Superfund Research Program
Epigenetic Effects of Pre- and Post-Remediated Environmental Toxicants
Project Leader: James E. Trosko
Grant Number: P42ES004911
Funding Period: 1995 - 2006
Project Summary (2000-2006)
The goal of this interdisciplinary project is to use an in vitro human neuron cell line with stem cell-like potential, to study the molecular, biochemical, and cellular mechanisms that might be affected by exposure to environmental toxicants prior to or after biological or chemical remediation processes. The hypothesis is that blockage of gap junctional intercellular communication (GJIC) by toxic chemicals is mediated by specific signal transduction mechanisms which alter the expression of a specific battery of genes which, in turn, could affect the cell's ability to regulate proliferation, cell differentiation or apoptosis.
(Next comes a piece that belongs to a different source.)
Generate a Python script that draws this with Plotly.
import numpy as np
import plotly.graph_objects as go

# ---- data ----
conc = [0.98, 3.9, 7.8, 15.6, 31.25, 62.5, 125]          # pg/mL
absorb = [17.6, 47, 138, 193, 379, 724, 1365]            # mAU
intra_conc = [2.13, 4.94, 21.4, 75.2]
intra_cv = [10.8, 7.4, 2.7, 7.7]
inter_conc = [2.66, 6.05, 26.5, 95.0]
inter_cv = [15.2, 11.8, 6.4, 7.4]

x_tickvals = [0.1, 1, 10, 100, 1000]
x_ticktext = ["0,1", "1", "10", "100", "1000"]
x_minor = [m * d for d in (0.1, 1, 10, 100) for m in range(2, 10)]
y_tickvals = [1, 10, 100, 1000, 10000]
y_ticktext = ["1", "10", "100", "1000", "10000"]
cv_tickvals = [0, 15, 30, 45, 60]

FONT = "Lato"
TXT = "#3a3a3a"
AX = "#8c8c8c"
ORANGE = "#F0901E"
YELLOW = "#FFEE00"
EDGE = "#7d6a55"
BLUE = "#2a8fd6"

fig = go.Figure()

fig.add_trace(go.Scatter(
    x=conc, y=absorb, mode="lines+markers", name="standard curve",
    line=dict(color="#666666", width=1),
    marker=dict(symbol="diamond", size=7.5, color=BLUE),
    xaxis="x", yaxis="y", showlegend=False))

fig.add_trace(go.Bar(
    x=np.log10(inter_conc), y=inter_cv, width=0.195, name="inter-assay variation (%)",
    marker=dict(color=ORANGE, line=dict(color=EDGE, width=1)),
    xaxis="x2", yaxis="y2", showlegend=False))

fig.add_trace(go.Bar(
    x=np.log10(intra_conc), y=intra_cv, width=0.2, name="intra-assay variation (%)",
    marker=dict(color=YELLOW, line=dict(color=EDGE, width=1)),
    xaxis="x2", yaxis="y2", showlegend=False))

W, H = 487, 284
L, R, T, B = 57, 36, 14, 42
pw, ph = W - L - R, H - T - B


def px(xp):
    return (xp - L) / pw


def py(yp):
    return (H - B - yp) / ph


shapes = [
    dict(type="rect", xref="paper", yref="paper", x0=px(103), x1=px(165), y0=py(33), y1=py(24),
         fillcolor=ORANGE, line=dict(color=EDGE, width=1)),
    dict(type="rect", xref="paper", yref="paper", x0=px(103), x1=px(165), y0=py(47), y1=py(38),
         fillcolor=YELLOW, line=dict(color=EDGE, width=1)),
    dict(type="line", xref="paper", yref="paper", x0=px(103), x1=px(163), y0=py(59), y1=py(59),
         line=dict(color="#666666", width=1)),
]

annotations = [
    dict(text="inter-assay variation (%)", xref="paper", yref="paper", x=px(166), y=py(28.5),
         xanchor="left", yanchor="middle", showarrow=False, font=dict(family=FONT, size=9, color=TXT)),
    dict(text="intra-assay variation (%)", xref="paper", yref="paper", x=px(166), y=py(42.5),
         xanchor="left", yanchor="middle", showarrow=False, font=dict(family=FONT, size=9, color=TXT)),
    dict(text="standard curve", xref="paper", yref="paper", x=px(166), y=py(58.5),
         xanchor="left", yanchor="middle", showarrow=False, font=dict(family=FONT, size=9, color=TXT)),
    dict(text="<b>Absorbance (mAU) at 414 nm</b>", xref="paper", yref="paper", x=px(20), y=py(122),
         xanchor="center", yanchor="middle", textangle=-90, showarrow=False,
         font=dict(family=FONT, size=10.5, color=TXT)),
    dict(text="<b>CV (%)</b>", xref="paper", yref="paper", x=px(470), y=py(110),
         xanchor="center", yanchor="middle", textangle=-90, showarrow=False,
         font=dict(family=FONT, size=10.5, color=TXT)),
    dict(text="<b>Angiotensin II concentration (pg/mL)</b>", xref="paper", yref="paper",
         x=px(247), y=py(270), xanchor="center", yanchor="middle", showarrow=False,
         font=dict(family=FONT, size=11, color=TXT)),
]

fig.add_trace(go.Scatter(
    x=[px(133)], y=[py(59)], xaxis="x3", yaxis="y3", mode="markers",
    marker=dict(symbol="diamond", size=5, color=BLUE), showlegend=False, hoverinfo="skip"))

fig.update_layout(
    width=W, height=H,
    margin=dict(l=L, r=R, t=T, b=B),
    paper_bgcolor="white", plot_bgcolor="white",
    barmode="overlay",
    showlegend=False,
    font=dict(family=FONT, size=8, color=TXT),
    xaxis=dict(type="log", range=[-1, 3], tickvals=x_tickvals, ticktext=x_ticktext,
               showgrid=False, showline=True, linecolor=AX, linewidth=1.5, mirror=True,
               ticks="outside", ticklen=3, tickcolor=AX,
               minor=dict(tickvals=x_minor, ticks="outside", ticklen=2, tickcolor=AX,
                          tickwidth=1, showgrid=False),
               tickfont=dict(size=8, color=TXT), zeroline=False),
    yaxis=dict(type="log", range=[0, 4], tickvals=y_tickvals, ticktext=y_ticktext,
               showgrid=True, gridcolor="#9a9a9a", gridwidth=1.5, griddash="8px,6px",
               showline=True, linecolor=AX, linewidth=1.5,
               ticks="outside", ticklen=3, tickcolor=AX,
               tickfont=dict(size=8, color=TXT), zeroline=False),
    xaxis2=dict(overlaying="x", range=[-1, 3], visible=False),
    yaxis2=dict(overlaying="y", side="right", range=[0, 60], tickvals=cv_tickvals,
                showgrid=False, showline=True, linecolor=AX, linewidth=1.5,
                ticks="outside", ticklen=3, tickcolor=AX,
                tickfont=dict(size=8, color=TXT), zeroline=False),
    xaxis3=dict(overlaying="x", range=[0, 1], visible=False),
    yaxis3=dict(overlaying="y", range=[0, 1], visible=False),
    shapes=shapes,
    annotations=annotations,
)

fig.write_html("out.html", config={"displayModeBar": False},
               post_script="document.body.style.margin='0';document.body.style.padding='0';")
Results will provide validation of the inhibition of GJIC as a predictive endpoint of chemicals that can be toxic via their ability to trigger various signal transduction mechanisms that alter gene expression controlling responses of differentiated cells. In addition, by using DNA microarray technology on a human in vitro system where many confounding factors can be controlled, identification of those genes associated with chemical-induced signal transduction systems and their associated biological effects is easier and more relevant to the extrapolation of risk assessment in human beings than the use of tissues from animal systems.